Elliott Smith - From a Basement on a Hill
4 stars (out of 5 stars)
Reviewed: Feb. 1, 2005
Review by Tony BonyataFor many of indie singer / songwriter Elliott Smith's fans his death, just a little over a year ago, hardly seemed a shock, much less untimely. For years Smith produced beautiful albums that were fraught with despair, loneliness and a sense frail melancholy. But with haunting Beatlesque White Album melodies, a sweet voice and songs that teetered from stark, revealing acoustic productions to neatly contained, unconventional rock arrangements with jarring guitars and disjointed passages, Smith's musical psyche ran much deeper than just that of a man at the end of his tether.
Prior to his presumed suicide (Smith was discovered by his girlfriend in his L.A. home with a knife protruding from his chest) the musician was permitted by his major label Dreamworks Records to shop his sixth full-length album to an independent label of his choice. He selected Anti- Records and it's this label, along with the help of Smith's immediate family and friends aiding in the final production of the album after his death, that has given this talented artist a fitting epitaph with From a Basement on a Hill.
Like much of Smith's previous efforts the bulk of numbers here are prime examples of how musically exquisite his songs could be, despite lyrically confronting the ominous subjects that so often tormented him. "I felt so ugly before, I didn't know what to do," he honestly professes without asking for remorse or sorrow from his listeners (even though it's inescapable) on the gentle "(Pretty) Ugly Before." Even when Smith stands face-to-face with one of his own personal demons (heroin addiction) as he sings, "I see you're leaving me and taking up with the enemy. The cold comfort of the in-between. A little less than a human being. A little less than a happy high. A little less than a suicide" on "Fond Farewell," he carefully wraps his sadness with a lighthearted guitar and chorus that bleeds with hope. Likewise, on the more electrified "Strung Out Again," Smith further sheds light on his inner turmoil when he admits, "I don't know where I am going and I don't even wanna know. I know my place. Hate my face.
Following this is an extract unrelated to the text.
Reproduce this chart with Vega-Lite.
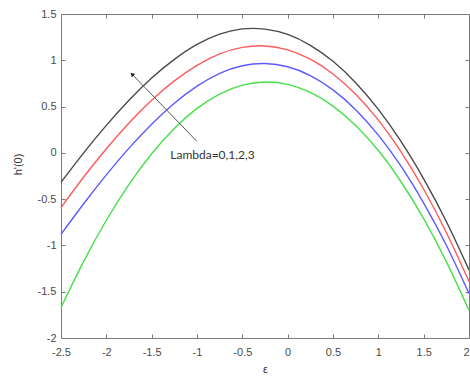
{
  "$schema": "https://vega.github.io/schema/vega-lite/v6.json",
  "width": 408,
  "height": 324,
  "autosize": {"type": "none"},
  "padding": {"left": 61, "top": 14, "right": 1, "bottom": 38},
  "background": "white",
  "config": {
    "view": {"stroke": null},
    "axis": {
      "grid": false,
      "domainColor": "#7a7a7a",
      "tickColor": "#7a7a7a",
      "tickSize": -4,
      "labelFlush": false,
      "labelOverlap": false,
      "labelFont": "Liberation Sans",
      "labelFontSize": 11,
      "labelColor": "#4a4a4a",
      "titleFont": "Liberation Sans",
      "titleFontSize": 11,
      "titleFontWeight": "normal",
      "titleColor": "#333333"
    }
  },
  "datasets": {
    "curves": [
      {"x": -2.5, "y": -0.318, "lambda": "3"}, {"x": -2.25, "y": 0.0, "lambda": "3"}, {"x": -2, "y": 0.297, "lambda": "3"}, {"x": -1.75, "y": 0.568, "lambda": "3"}, {"x": -1.5, "y": 0.808, "lambda": "3"}, {"x": -1.25, "y": 1.01, "lambda": "3"}, {"x": -1, "y": 1.172, "lambda": "3"}, {"x": -0.75, "y": 1.283, "lambda": "3"}, {"x": -0.5, "y": 1.339, "lambda": "3"}, {"x": -0.25, "y": 1.337, "lambda": "3"}, {"x": 0, "y": 1.279, "lambda": "3"}, {"x": 0.25, "y": 1.162, "lambda": "3"}, {"x": 0.5, "y": 0.989, "lambda": "3"}, {"x": 0.75, "y": 0.758, "lambda": "3"}, {"x": 1, "y": 0.469, "lambda": "3"}, {"x": 1.25, "y": 0.123, "lambda": "3"}, {"x": 1.5, "y": -0.281, "lambda": "3"}, {"x": 1.75, "y": -0.742, "lambda": "3"}, {"x": 2, "y": -1.265, "lambda": "3"},
      {"x": -2.5, "y": -0.591, "lambda": "2"}, {"x": -2.25, "y": -0.261, "lambda": "2"}, {"x": -2, "y": 0.045, "lambda": "2"}, {"x": -1.75, "y": 0.323, "lambda": "2"}, {"x": -1.5, "y": 0.569, "lambda": "2"}, {"x": -1.25, "y": 0.777, "lambda": "2"}, {"x": -1, "y": 0.945, "lambda": "2"}, {"x": -0.75, "y": 1.069, "lambda": "2"}, {"x": -0.5, "y": 1.139, "lambda": "2"}, {"x": -0.25, "y": 1.155, "lambda": "2"}, {"x": 0, "y": 1.113, "lambda": "2"}, {"x": 0.25, "y": 1.012, "lambda": "2"}, {"x": 0.5, "y": 0.852, "lambda": "2"}, {"x": 0.75, "y": 0.632, "lambda": "2"}, {"x": 1, "y": 0.353, "lambda": "2"}, {"x": 1.25, "y": 0.01, "lambda": "2"}, {"x": 1.5, "y": -0.393, "lambda": "2"}, {"x": 1.75, "y": -0.861, "lambda": "2"}, {"x": 2, "y": -1.389, "lambda": "2"},
      {"x": -2.5, "y": -0.88, "lambda": "1"}, {"x": -2.25, "y": -0.55, "lambda": "1"}, {"x": -2, "y": -0.238, "lambda": "1"}, {"x": -1.75, "y": 0.051, "lambda": "1"}, {"x": -1.5, "y": 0.31, "lambda": "1"}, {"x": -1.25, "y": 0.535, "lambda": "1"}, {"x": -1, "y": 0.72, "lambda": "1"}, {"x": -0.75, "y": 0.859, "lambda": "1"}, {"x": -0.5, "y": 0.941, "lambda": "1"}, {"x": -0.25, "y": 0.965, "lambda": "1"}, {"x": 0, "y": 0.93, "lambda": "1"}, {"x": 0.25, "y": 0.835, "lambda": "1"}, {"x": 0.5, "y": 0.68, "lambda": "1"}, {"x": 0.75, "y": 0.466, "lambda": "1"}, {"x": 1, "y": 0.191, "lambda": "1"}, {"x": 1.25, "y": -0.144, "lambda": "1"}, {"x": 1.5, "y": -0.542, "lambda": "1"}, {"x": 1.75, "y": -0.998, "lambda": "1"}, {"x": 2, "y": -1.519, "lambda": "1"},
      {"x": -2.5, "y": -1.671, "lambda": "0"}, {"x": -2.25, "y": -1.172, "lambda": "0"}, {"x": -2, "y": -0.728, "lambda": "0"}, {"x": -1.75, "y": -0.34, "lambda": "0"}, {"x": -1.5, "y": -0.009, "lambda": "0"}, {"x": -1.25, "y": 0.264, "lambda": "0"}, {"x": -1, "y": 0.48, "lambda": "0"}, {"x": -0.75, "y": 0.635, "lambda": "0"}, {"x": -0.5, "y": 0.731, "lambda": "0"}, {"x": -0.25, "y": 0.766, "lambda": "0"}, {"x": 0, "y": 0.74, "lambda": "0"}, {"x": 0.25, "y": 0.653, "lambda": "0"}, {"x": 0.5, "y": 0.505, "lambda": "0"}, {"x": 0.75, "y": 0.295, "lambda": "0"}, {"x": 1, "y": 0.025, "lambda": "0"}, {"x": 1.25, "y": -0.312, "lambda": "0"}, {"x": 1.5, "y": -0.71, "lambda": "0"}, {"x": 1.75, "y": -1.175, "lambda": "0"}, {"x": 2, "y": -1.701, "lambda": "0"}
    ],
    "arrow": [
      {"x": -1.002, "y": 0.125, "x2": -1.716, "y2": 0.849}
    ],
    "label": [
      {"x": -1.295, "y": -0.02, "text": "Lambda=0,1,2,3"}
    ]
  },
  "resolve": {"scale": {"x": "independent", "y": "independent"}},
  "layer": [
    {
      "data": {"name": "curves"},
      "mark": {"type": "line", "strokeWidth": 1.4, "interpolate": "natural"},
      "encoding": {
        "x": {
          "field": "x", "type": "quantitative",
          "scale": {"domain": [-2.5, 2], "nice": false, "zero": false},
          "axis": {"orient": "bottom", "values": [-2.5, -2, -1.5, -1, -0.5, 0, 0.5, 1, 1.5, 2], "labelExpr": "'' + datum.value", "labelAlign": {"condition": {"test": "datum.value == 2", "value": "right"}, "value": "center"}, "labelPadding": 12, "title": "ε", "titleBaseline": "middle", "titleY": 31}
        },
        "y": {
          "field": "y", "type": "quantitative",
          "scale": {"domain": [-2, 1.5], "nice": false, "zero": false},
          "axis": {"orient": "left", "values": [-2, -1.5, -1, -0.5, 0, 0.5, 1, 1.5], "labelExpr": "'' + datum.value", "labelPadding": 9, "title": "h'(0)", "titleBaseline": "middle", "titleAlign": "center", "titleX": -43, "titleY": 150}
        },
        "color": {
          "field": "lambda", "type": "nominal", "legend": null,
          "scale": {"domain": ["3", "2", "1", "0"], "range": ["#4a4a4a", "#ff5a5a", "#5a5aff", "#48e048"]}
        }
      }
    },
    {
      "data": {"name": "arrow"},
      "mark": {"type": "rule", "color": "#555555", "strokeWidth": 1},
      "encoding": {
        "x": {
          "field": "x", "type": "quantitative",
          "scale": {"domain": [-2.5, 2], "nice": false, "zero": false},
          "axis": {"orient": "top", "values": [-2.5, -2, -1.5, -1, -0.5, 0, 0.5, 1, 1.5, 2], "labels": false, "title": null}
        },
        "y": {
          "field": "y", "type": "quantitative",
          "scale": {"domain": [-2, 1.5], "nice": false, "zero": false},
          "axis": {"orient": "right", "values": [-2, -1.5, -1, -0.5, 0, 0.5, 1, 1.5], "labels": false, "title": null}
        },
        "x2": {"field": "x2"},
        "y2": {"field": "y2"}
      }
    },
    {
      "data": {"name": "arrow"},
      "mark": {"type": "point", "shape": "triangle-up", "filled": true, "color": "#222222", "size": 22, "angle": 316, "opacity": 1},
      "encoding": {
        "x": {"field": "x2", "type": "quantitative", "scale": {"domain": [-2.5, 2], "nice": false, "zero": false}, "axis": null},
        "y": {"field": "y2", "type": "quantitative", "scale": {"domain": [-2, 1.5], "nice": false, "zero": false}, "axis": null}
      }
    },
    {
      "data": {"name": "label"},
      "mark": {"type": "text", "align": "left", "baseline": "middle", "font": "Lato", "fontSize": 12, "color": "#333333"},
      "encoding": {
        "x": {"field": "x", "type": "quantitative", "scale": {"domain": [-2.5, 2], "nice": false, "zero": false}, "axis": null},
        "y": {"field": "y", "type": "quantitative", "scale": {"domain": [-2, 1.5], "nice": false, "zero": false}, "axis": null},
        "text": {"field": "text"}
      }
    }
  ]
}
I know how I begin and how I'll end," while on the spiraling quirky, pop of "King's Crossing" the late-singer cries out, "I can't prepare for death any more than I already have," before he asks "Give me one reason not to do it," yet ultimately pleads by the song's end, "Don't let me get carried away." And it's revelations such as these that are delivered too late in the game that are ultimately the saddest.
Smith does manage to intensify the overall texture of the album with a few edgier left-of center rock offerings such as the infectious opening track "Coast To Coast," "Don't Go Down," a swirling circus of eccentric Syd Barrett-inspired pop, and "Shooting Star, " which juxtaposes Smith's lilting voice over a snarling guitar-line and sinewy, compact rhythm section.
This engaging posthumous release proves nothing we haven't previously felt with the passing of a loved one or those who's work we have admired; parting is always such sweet sorrow.